CraterBench-R: Instance-Level Crater Retrieval for Planetary Scale
This addresses retrieval needs for planetary scientists in tasks like catalog deduplication, but it is incremental as it builds on existing vision transformer methods with efficiency improvements.
The paper tackles the problem of crater analysis as an instance-level image retrieval task for planetary science, introducing CraterBench-R with 25,000 crater identities and showing that instance-token aggregation improves mAP by 17.9 points and a two-stage pipeline recovers 89-94% of full accuracy.

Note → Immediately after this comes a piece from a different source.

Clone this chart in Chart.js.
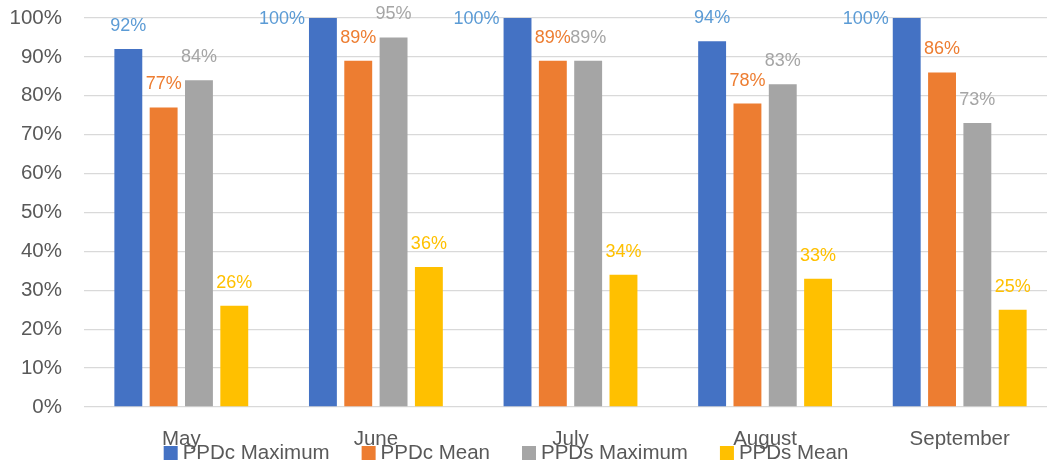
<!DOCTYPE html>
<html>
<head>
<meta charset="utf-8">
<script src="https://cdn.jsdelivr.net/npm/chart.js@4"></script>
<style>
  html, body { margin: 0; padding: 0; overflow: hidden; background: #fff; }
  #wrap { width: 1057px; height: 465px; position: relative; }
</style>
</head>
<body>
<div id="wrap"><canvas id="chart"></canvas></div>
<script>
const months = ["May", "June", "July", "August", "September"];
const seriesNames = ["PPDc Maximum", "PPDc Mean", "PPDs Maximum", "PPDs Mean"];
const ppdcMax = [92, 100, 100, 94, 100];
const ppdcMean = [77, 89, 89, 78, 86];
const ppdsMax = [84, 95, 89, 83, 73];
const ppdsMean = [26, 36, 34, 33, 25];
const yTicks = [0, 10, 20, 30, 40, 50, 60, 70, 80, 90, 100];

const barColors = ["#4472C4", "#ED7D31", "#A5A5A5", "#FFC000"];
const labelColors = ["#5B9BD5", "#ED7D31", "#A5A5A5", "#FFC000"];
const FONT = "'Liberation Sans', Arial, sans-serif";

// value labels above each bar (100% ones go to the left of the bar)
const valueLabels = {
  id: "valueLabels",
  afterDatasetsDraw(chart) {
    const ctx = chart.ctx;
    ctx.save();
    ctx.font = "18px " + FONT;
    ctx.textBaseline = "middle";
    chart.data.datasets.forEach((ds, i) => {
      const meta = chart.getDatasetMeta(i);
      meta.data.forEach((bar, j) => {
        const v = ds.data[j];
        ctx.fillStyle = labelColors[i];
        if (v >= 100) {
          ctx.textAlign = "right";
          ctx.fillText(v + "%", bar.x - bar.width / 2 - 4, bar.y + 1);
        } else {
          ctx.textAlign = "center";
          ctx.fillText(v + "%", bar.x, bar.y - 23);
        }
      });
    });
    ctx.restore();
  }
};

// legend drawn low so it overlaps the month labels like the original
const bottomLegend = {
  id: "bottomLegend",
  afterDraw(chart) {
    const ctx = chart.ctx;
    ctx.save();
    ctx.font = "20.5px " + FONT;
    ctx.textBaseline = "middle";
    ctx.textAlign = "left";
    const gap = 32, box = 14;
    const widths = seriesNames.map(n => box + 5 + ctx.measureText(n).width);
    const total = widths.reduce((a, b) => a + b, 0) + gap * (widths.length - 1);
    let x = 506 - total / 2;
    const y = 453;
    seriesNames.forEach((n, i) => {
      ctx.fillStyle = barColors[i];
      ctx.fillRect(x, y - 7, box, box);
      ctx.fillStyle = "#595959";
      ctx.fillText(n, x + box + 5, y);
      x += widths[i] + gap;
    });
    ctx.restore();
  }
};

const seriesData = [ppdcMax, ppdcMean, ppdsMax, ppdsMean];

new Chart(document.getElementById("chart"), {
  type: "bar",
  data: {
    labels: months,
    datasets: seriesNames.map((name, i) => ({
      label: name,
      data: seriesData[i],
      backgroundColor: barColors[i],
      categoryPercentage: 0.726,
      barPercentage: 0.79
    }))
  },
  options: {
    responsive: true,
    maintainAspectRatio: false,
    animation: false,
    layout: { padding: { top: 18, right: 0, left: 0, bottom: 0 } },
    plugins: {
      legend: { display: false },
      tooltip: { enabled: false }
    },
    scales: {
      x: {
        grid: { display: false, drawTicks: false },
        border: { display: false },
        ticks: { color: "#595959", font: { family: FONT, size: 20.5 }, padding: 20, maxRotation: 0 },
        afterFit: (s) => { s.height = 58; }
      },
      y: {
        min: 0,
        max: 100,
        afterBuildTicks: (s) => { s.ticks = yTicks.map(v => ({ value: v })); },
        grid: { color: "#D9D9D9", lineWidth: 1.3, drawTicks: false },
        border: { display: false },
        ticks: {
          color: "#595959",
          font: { family: FONT, size: 20.5 },
          padding: 22,
          callback: (v) => v + "%"
        },
        afterFit: (s) => { s.width = 84; s.paddingTop = 0; s.paddingBottom = 0; }
      }
    }
  },
  plugins: [valueLabels, bottomLegend]
});
</script>
</body>
</html>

Impact craters are a cornerstone of planetary surface analysis. However, while most deep learning pipelines treat craters solely as a detection problem, critical scientific workflows such as catalog deduplication, cross-observation matching, and morphological analog discovery are inherently retrieval tasks. To address this, we formulate crater analysis as an instance-level image retrieval problem and introduce CraterBench-R, a curated benchmark featuring about 25,000 crater identities with multi-scale gallery views and manually verified queries spanning diverse scales and contexts. Our baseline evaluations across various architectures reveal that self-supervised Vision Transformers (ViTs), particularly those with in-domain pretraining, dominate the task, outperforming generic models with significantly more parameters. Furthermore, we demonstrate that retaining multiple ViT patch tokens for late-interaction matching dramatically improves accuracy over standard single-vector pooling. However, storing all tokens per image is operationally inefficient at a planetary scale. To close this efficiency gap, we propose instance-token aggregation, a scalable, training-free method that selects K seed tokens, assigns the remaining tokens to these seeds via cosine similarity, and aggregates each cluster into a single representative token. This approach yields substantial gains: at K=16, aggregation improves mAP by 17.9 points over raw token selection, and at K=64, it matches the accuracy of using all 196 tokens with significantly less storage. Finally, we demonstrate that a practical two-stage pipeline, with single-vector shortlisting followed by instance-token reranking, recovers 89-94% of the full late-interaction accuracy while searching only a small candidate set. The benchmark is publicly available at hf.co/datasets/jfang/CraterBench-R.